Ce sont eux que ce mantra dit cultiver un faux savoir spirituel, et dont les Védas dénombrent quatre catégories auxquelles j’assigne ici une appellation évocatrice de leur nomenclature sanskrite. Notez bien que si j’emploie le traditionnel masculin générique pour ne pas alourdir inutilement ce propos, ces catégories regroupent également de nos jours nombre de femmes et de personnes qui se déclarent non genrées.
Le présomptueux. Toutes les grandes traditions spirituelles s’appuient sur des textes dont les enseignements sont éprouvés de longue date. Mais pour se distinguer des tenants de ces écoles de pensées axées sur la connaissance de soi et le rétablissement du lien qui nous unit à l’Absolu, le présomptueux se pose lui-même en autorité et donne sa propre interprétation des textes. Il n’a que faire de l’Absolu, et prête une valeur purement symbolique aux enseignements millénaires. La connaissance de soi consiste pour lui à réaliser que chaque être est le centre de son propre univers, et qu’il n’y a rien au-delà.
Le mégalomane. Celui-là se prend carrément pour Dieu. Et pour peu qu’il ait la langue bien pendue et suffisamment de charisme, il arrive à convaincre des innocents qu’il est véritablement une manifestation divine et qu’il a le pouvoir de sauver ceux et celles qui le servent et le vénèrent.

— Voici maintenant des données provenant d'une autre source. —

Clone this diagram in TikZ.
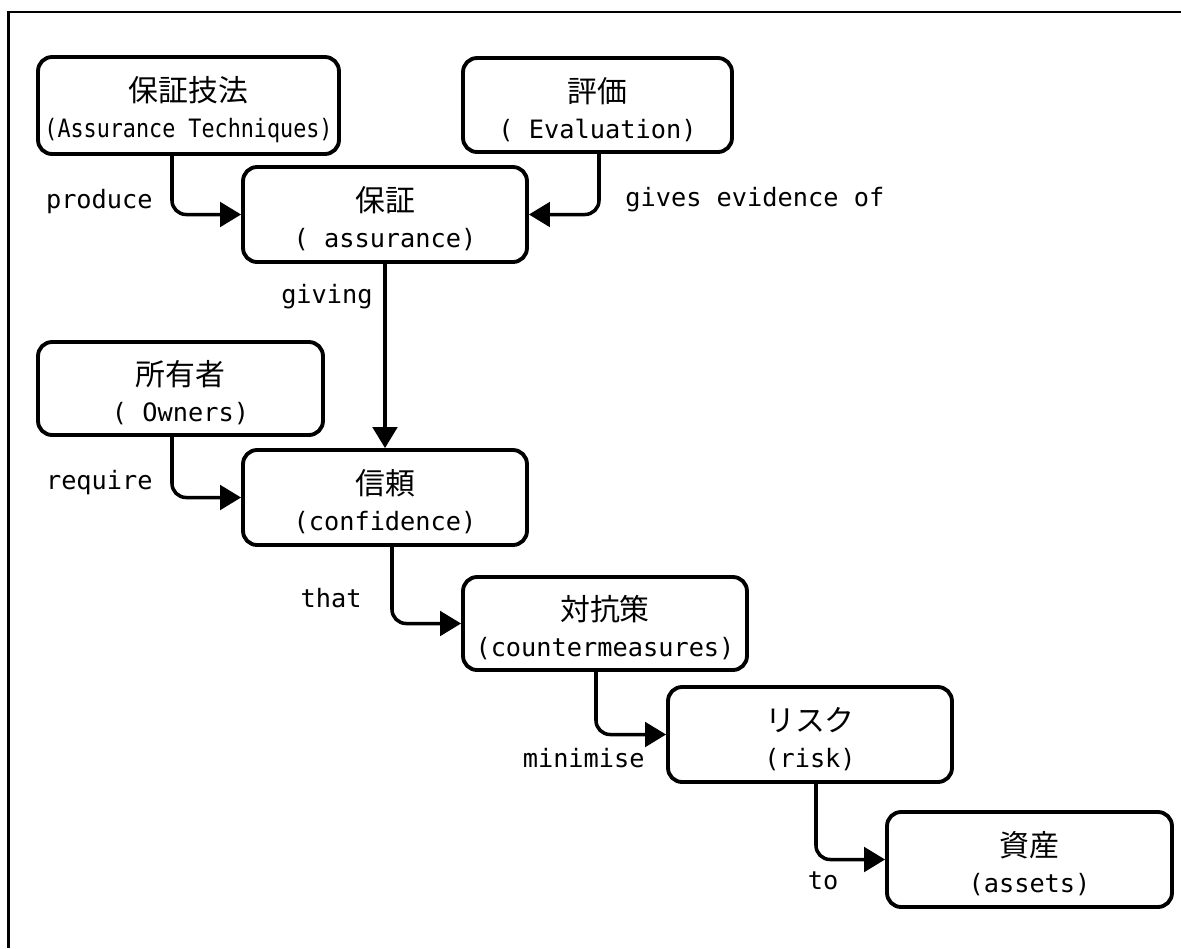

Le faussaire. Comment mieux tromper les gens qu’en racontant et répétant n’importe quoi? Le faussaire nie l’existence de l’Être suprême. Il affirme que les textes révélés et les enseignements des grands maîtres ne sont que foutaises pour béni-oui-oui. Et il proclame que la seule spiritualité qui vaille est celle que chacun se donne en suivant son petit bonhomme de chemin et en fabriquant sa propre vérité.
L’illusionniste. Ce type de charlatan confond principes moraux et spiritualité. Il prône une religion sans Dieu ou invente quelque voie de réalisation spirituelle de son cru en glanant à gauche et à droite idées reçues, valeurs réconfortantes et pratiques plus ou moins ésotériques.
Dangers publics
Tous ces imposteurs sont malheureusement de véritables dangers publics. En détournant les masses d’une juste et saine compréhension de leur nature spirituelle et des principes au fondement même de l’éveil à leur identité véritable et à leur relation avec l’Infiniment fascinant, ils commettent un crime éminemment plus grand que les simples éducateurs et figures publiques qui, par ignorance, entretiennent une vision matérielle de l’existence sans même évoquer la question de la spiritualité. Ce sont à proprement parler des assassins de l’âme, pour reprendre l’expression du mantra trois.
C’est pourquoi le présent mantra souligne que bien que les adeptes du progrès matériel tous azimuts nagent dans l’ignorance et finissent par s’y perdre, les marchands d’orviétan qui trompent délibérément les pèlerins de la vie en quête de réponses probantes aux grandes questions de l’existence se réservent un sort bien plus sombre encore.
Dans l’ordre naturel des choses, tout le mal qu’on peut faire à ses semblables sur le plan physique ou moral est de tout temps punissable par les lois du karma. Mais le prix à payer pour ceux qui s’en prennent à l’âme, à l’essence même de la vie, et à l’Absolu dont elle fait éternellement partie intégrante est diablement plus grand, nous dit ce mantra.